Records excerpted from a collection ->
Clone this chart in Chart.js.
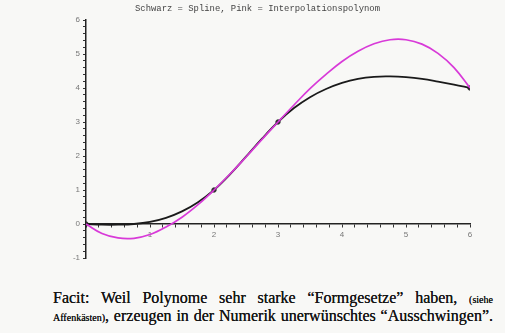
<!DOCTYPE html>
<html>
<head>
<meta charset="utf-8">
<script src="https://cdn.jsdelivr.net/npm/chart.js@4"></script>
<style>
    html, body { margin: 0; padding: 0; background: #f8f8f6; }
    .wrap { position: relative; width: 505px; height: 333px; overflow: hidden; }
    .canvas-container { position: absolute; left: 0; top: 0; width: 505px; height: 280px; }
    .title { position: absolute; left: 135px; top: 4px; font-family: "Liberation Mono", "DejaVu Sans Mono", monospace; font-size: 8.9px; color: #444; white-space: nowrap; }
    .facit { position: absolute; left: 53px; width: 440px; font-family: "Liberation Serif", "DejaVu Serif", serif; font-size: 16px; line-height: 18px; color: #151515; text-shadow: 0 0 0.4px #151515; text-align: justify; text-align-last: justify; white-space: nowrap; }
    .facit small { font-size: 10px; }
    .l1 { top: 289px; }
    .l2 { top: 307px; }
</style>
</head>
<body>
<div class="wrap">
    <div class="canvas-container"><canvas id="spline_graph"></canvas></div>
    <div class="title">Schwarz = Spline, Pink = Interpolationspolynom</div>
    <div class="facit l1">Facit: Weil Polynome sehr starke “Formgesetze” haben, <small>(siehe</small></div>
    <div class="facit l2"><small>Affenkästen)</small>, erzeugen in der Numerik unerwünschtes “Ausschwingen”.</div>
</div>
<script>
// Werte
const xs = [0, 0.25, 0.5, 0.75, 1, 1.25, 1.5, 1.75, 2, 2.25, 2.5, 2.75, 3, 3.25, 3.5, 3.75, 4, 4.25, 4.5, 4.75, 5, 5.25, 5.5, 5.75, 6];
const splineY = [0, -0.02, -0.02, 0, 0.06, 0.18, 0.37, 0.64, 1.0, 1.46, 1.98, 2.51, 3.0, 3.41, 3.73, 3.97, 4.15, 4.27, 4.33, 4.34, 4.32, 4.27, 4.19, 4.1, 4.0];
const polyY = [0, -0.28, -0.41, -0.42, -0.31, -0.09, 0.2, 0.57, 1.0, 1.47, 1.97, 2.49, 3.0, 3.5, 3.98, 4.4, 4.78, 5.08, 5.3, 5.42, 5.42, 5.29, 5.02, 4.6, 4.0];
const nodesX = [0, 2, 3, 6];
const nodesY = [0, 1, 3, 4];
const xLabels = [1, 2, 3, 4, 5, 6];
const yLabels = [-1, 0, 1, 2, 3, 4, 5, 6];

function toPoints(xv, yv) {
    return xv.map(function (x, i) {
        return { x: x, y: yv[i] };
    });
}

function intLabel(list) {
    return function (value) {
        let r = Math.round(value);
        if (Math.abs(value - r) < 1e-6 && list.indexOf(r) >= 0) {
            return String(r);
        }
        return '';
    };
}

const ctx = document.getElementById('spline_graph');
new Chart(ctx, {
    type: 'scatter',
    data: {
        datasets: [{
            label: 'Interpolationspolynom',
            data: toPoints(xs, polyY),
            showLine: true,
            borderColor: '#d83ad8',
            borderWidth: 1.7,
            pointRadius: 0,
            tension: 0.4,
        }, {
            label: 'Spline',
            data: toPoints(xs, splineY),
            showLine: true,
            borderColor: '#1a1a1a',
            borderWidth: 1.8,
            pointRadius: 0,
            tension: 0.4,
        }, {
            label: 'Stützstellen',
            data: toPoints(nodesX, nodesY),
            showLine: false,
            backgroundColor: '#333',
            borderColor: '#333',
            pointRadius: 2.2,
        }]
    },
    options: {
        responsive: true,
        maintainAspectRatio: false,
        animation: false,
        layout: {
            padding: { left: 66, right: 35, top: 20, bottom: 22 }
        },
        plugins: {
            legend: { display: false },
            tooltip: { enabled: false },
            title: { display: false }
        },
        scales: {
            x: {
                type: 'linear',
                min: 0,
                max: 6,
                position: { y: 0 },
                border: { display: true, color: '#222', width: 1.5 },
                grid: { drawOnChartArea: false, drawTicks: true, tickLength: 3, tickColor: '#333' },
                ticks: {
                    stepSize: 0.2,
                    autoSkip: false,
                    maxRotation: 0,
                    padding: 3,
                    color: '#777',
                    font: { family: 'Liberation Sans', size: 8 },
                    callback: intLabel(xLabels)
                }
            },
            y: {
                type: 'linear',
                min: -1,
                max: 6,
                position: 'left',
                afterFit: function (scale) {
                    scale.width = 20;
                },
                border: { display: true, color: '#222', width: 1.5 },
                grid: { drawOnChartArea: false, drawTicks: true, tickLength: 3, tickColor: '#333' },
                ticks: {
                    stepSize: 0.2,
                    autoSkip: false,
                    padding: 3,
                    color: '#777',
                    font: { family: 'Liberation Sans', size: 8 },
                    callback: intLabel(yLabels)
                }
            }
        }
    }
});
</script>
</body>
</html>
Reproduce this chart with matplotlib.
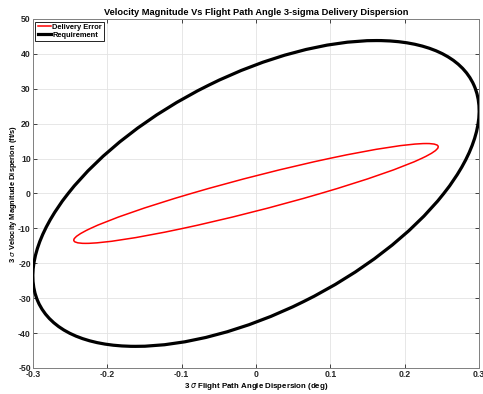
import matplotlib.pyplot as plt
import numpy as np
from matplotlib.patches import Ellipse

# 3-sigma extents and correlation
names = ["Delivery Error", "Requirement"]
fpa_3sigma = [0.245, 0.30]      # deg
vel_3sigma = [14.3, 43.8]       # ft/s
correlation = [0.935, 0.54]
colors = ["red", "black"]
widths = [1.1, 2.3]

xticks = [-0.3, -0.2, -0.1, 0, 0.1, 0.2, 0.3]
yticks = [-50, -40, -30, -20, -10, 0, 10, 20, 30, 40, 50]

plt.rcParams["font.family"] = ["Liberation Sans", "DejaVu Sans"]
plt.rcParams["axes.unicode_minus"] = False

fig = plt.figure(figsize=(4.83, 3.94), dpi=100)
ax = fig.add_axes([0.068, 0.066, 0.924, 0.886])

handles = []
for name, a, b, rho, c, lw in zip(names, fpa_3sigma, vel_3sigma, correlation, colors, widths):
    cov = np.array([[a * a, rho * a * b], [rho * a * b, b * b]])
    vals, vecs = np.linalg.eigh(cov)
    ang = np.degrees(np.arctan2(vecs[1, 1], vecs[0, 1]))
    e = Ellipse((0, 0), 2 * np.sqrt(vals[1]), 2 * np.sqrt(vals[0]), angle=ang,
                fill=False, edgecolor=c, linewidth=lw, zorder=3)
    ax.add_patch(e)
    handles.append(plt.Line2D([], [], color=c, linewidth=lw, label=name))

ax.set_xlim(-0.3, 0.3)
ax.set_ylim(-50, 50)
ax.set_xticks(xticks)
ax.set_yticks(yticks)
ax.set_xticklabels(["%g" % t for t in xticks], fontsize=6.2, fontweight="bold")
ax.set_yticklabels(["%g" % t for t in yticks], fontsize=6.2, fontweight="bold")
ax.tick_params(direction="in", length=3, width=0.6, colors="#262626",
               top=True, right=True, pad=1.5)
ax.grid(True, color="#e3e3e3", linewidth=0.6)
ax.set_axisbelow(True)
for s in ax.spines.values():
    s.set_color("#7f7f7f")
    s.set_linewidth(0.7)

ax.set_title("Velocity Magnitude Vs Flight Path Angle 3-sigma Delivery Dispersion",
             fontsize=6.7, fontweight="bold", pad=3)
ax.set_xlabel("3 $\\sigma$ Flight Path Angle Dispersion (deg)", fontsize=5.7,
              fontweight="bold", labelpad=1.5)
ax.set_ylabel("3 $\\sigma$ Velocity Magnitude Disperion (ft/s)", fontsize=5.4,
              fontweight="bold", labelpad=-0.5)

leg = ax.legend(handles=handles, loc="upper left", fontsize=5.4, frameon=True,
                fancybox=False, edgecolor="black", framealpha=1,
                handlelength=1.8, handletextpad=0.15, borderpad=0.3,
                labelspacing=0.05, borderaxespad=0.35)
leg.get_frame().set_linewidth(0.6)
for t in leg.get_texts():
    t.set_fontweight("bold")

fig.savefig("out.png", dpi=100)
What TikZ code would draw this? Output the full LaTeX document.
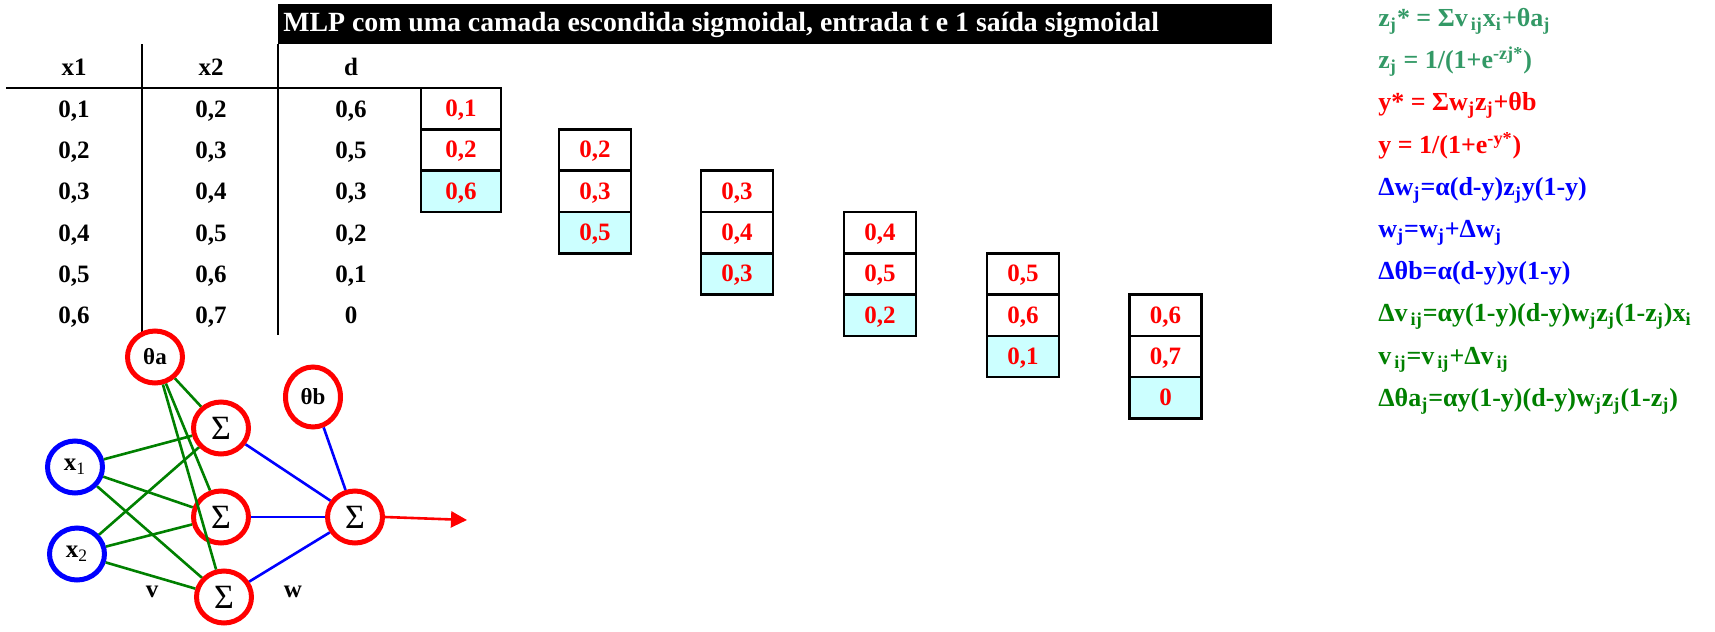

THE TASK -> From the line containing "Reproduce this chart with matplotlib." through the line containing "ax = fig.add_axes([0.068, 0.066, 0.924, 0.886])", copy every line above exactly, without pictures.

SOLVED PROBLEM ->
Reproduce this chart with matplotlib.
import matplotlib.pyplot as plt
import numpy as np
from matplotlib.patches import Ellipse

# 3-sigma extents and correlation
names = ["Delivery Error", "Requirement"]
fpa_3sigma = [0.245, 0.30]      # deg
vel_3sigma = [14.3, 43.8]       # ft/s
correlation = [0.935, 0.54]
colors = ["red", "black"]
widths = [1.1, 2.3]

xticks = [-0.3, -0.2, -0.1, 0, 0.1, 0.2, 0.3]
yticks = [-50, -40, -30, -20, -10, 0, 10, 20, 30, 40, 50]

plt.rcParams["font.family"] = ["Liberation Sans", "DejaVu Sans"]
plt.rcParams["axes.unicode_minus"] = False

fig = plt.figure(figsize=(4.83, 3.94), dpi=100)
ax = fig.add_axes([0.068, 0.066, 0.924, 0.886])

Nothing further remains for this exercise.